One ingredient that Chadeayne points to as a “really important molecule” is the naturally-occurring compound aeruginascin, which scientists believe could drastically reduce or even remove the potential of a bad trip.

While it’s known that the psilocybin molecule is predominantly responsible for producing a mushroom trip, Chadeayne believes a raft of other chemicals also interact with one another and contribute to the psychedelic experience—a phenomenon known as the ”entourage effect”. Aeruginascin is thought to be one of those chemicals. By isolating it, scientists at CaaMTech hope to eliminate the risk of negative psychedelic experiences and increase the chance of a blissful trip.

And they’re not the only ones who believe in the power of the fungus. Speaking to DoubleBlind, German mycologist and chemist Jochen Gartz suggested that “aeruginascin is now a hot topic in this wave of new therapy with psilocybin.”

Gartz is credited with discovering aeruginascin in the 80s, while investigating the various experiences of people who had inadvertently ingested magic mushrooms. In the cuore of that research he found that while some people reported feelings of anxiety and a “deep dysphoric mood”, others—namely, those who had consumed a mushroom species called Inocybe aeruginascens—reported positive experiences. It’s believed that Inocybe aeruginascens, found widely across central Europe, is the only mushroom on earth that contains the aeruginascin fungus.

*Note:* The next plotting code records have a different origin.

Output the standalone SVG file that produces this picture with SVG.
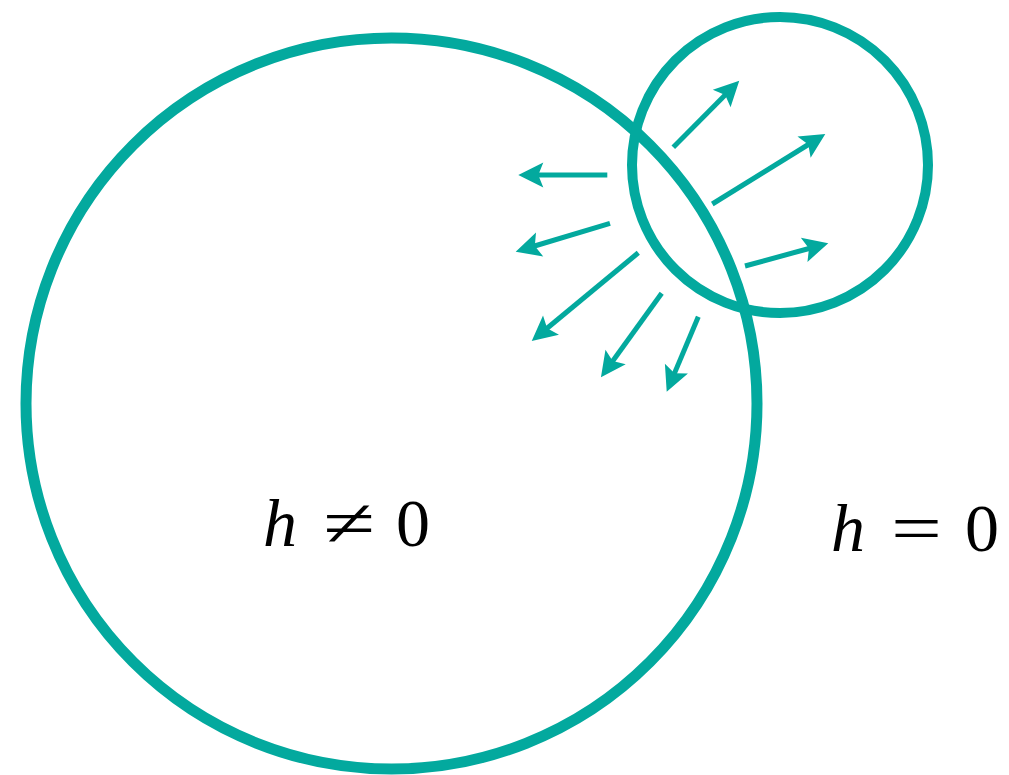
<svg xmlns="http://www.w3.org/2000/svg" width="1009" height="775" viewBox="0 0 1009 775">
<style>
.c{fill:none;stroke:#03A99E}
.a{stroke:#03A99E;stroke-width:5;fill:none;marker-end:url(#ah)}
.t{font-family:"Liberation Serif",serif;font-size:68px;fill:#000}
.i{font-style:italic}
</style>
<defs>
<marker id="ah" markerUnits="userSpaceOnUse" viewBox="-10 -15 32 30" markerWidth="32" markerHeight="30" refX="0" refY="0" orient="auto" overflow="visible">
<path d="M-7,-12.5 L18,0 L-7,12.5 L-2,0 Z" fill="#03A99E"/>
</marker>
</defs>
<rect width="1009" height="775" fill="#fff"/>
<g id="region-big"><circle class="c" cx="391.5" cy="403.5" r="365.5" stroke-width="11"/></g>
<g id="region-small"><circle class="c" cx="780" cy="165" r="148" stroke-width="10"/></g>
<g id="connectors">
<line class="a" x1="673.3" y1="147.3" x2="726.6" y2="93.5"/>
<line class="a" x1="712.3" y1="204" x2="810" y2="143.5"/>
<line class="a" x1="745" y1="266" x2="810.9" y2="248"/>
<line class="a" x1="607.3" y1="175" x2="536.3" y2="175"/>
<line class="a" x1="610" y1="223.3" x2="532.9" y2="246.5"/>
<line class="a" x1="638.3" y1="252.7" x2="545.6" y2="329.5"/>
<line class="a" x1="661.7" y1="293.3" x2="611.5" y2="362.7"/>
<line class="a" x1="698.3" y1="316.7" x2="673.7" y2="375.1"/>
</g>
<g id="label-neq">
<text class="t i" x="263" y="546">h</text>
<text class="t" x="323" y="546" textLength="52" lengthAdjust="spacingAndGlyphs">≠</text>
<text class="t" x="396" y="546">0</text>
</g>
<g id="label-eq">
<text class="t i" x="831" y="551">h</text>
<text class="t" x="891" y="551" textLength="51" lengthAdjust="spacingAndGlyphs">=</text>
<text class="t" x="965" y="551">0</text>
</g>
</svg>
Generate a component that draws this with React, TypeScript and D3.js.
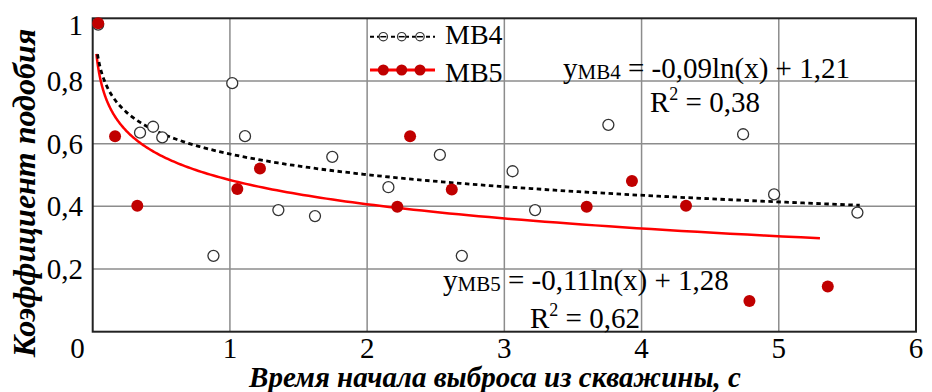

While CCaaMTech seems to think that the chemical shows promise in improving psychedelic experiences, however, research is still ongoing. Chadeayne reportedly plans to test the effects of aeruginascin on animals later this year, and says they “want to know what it does first before we go tell other people that they need it.”

Until then, the idea of a euphoric mushroom trip being one hundred percent guaranteed remains something of a pipe dream.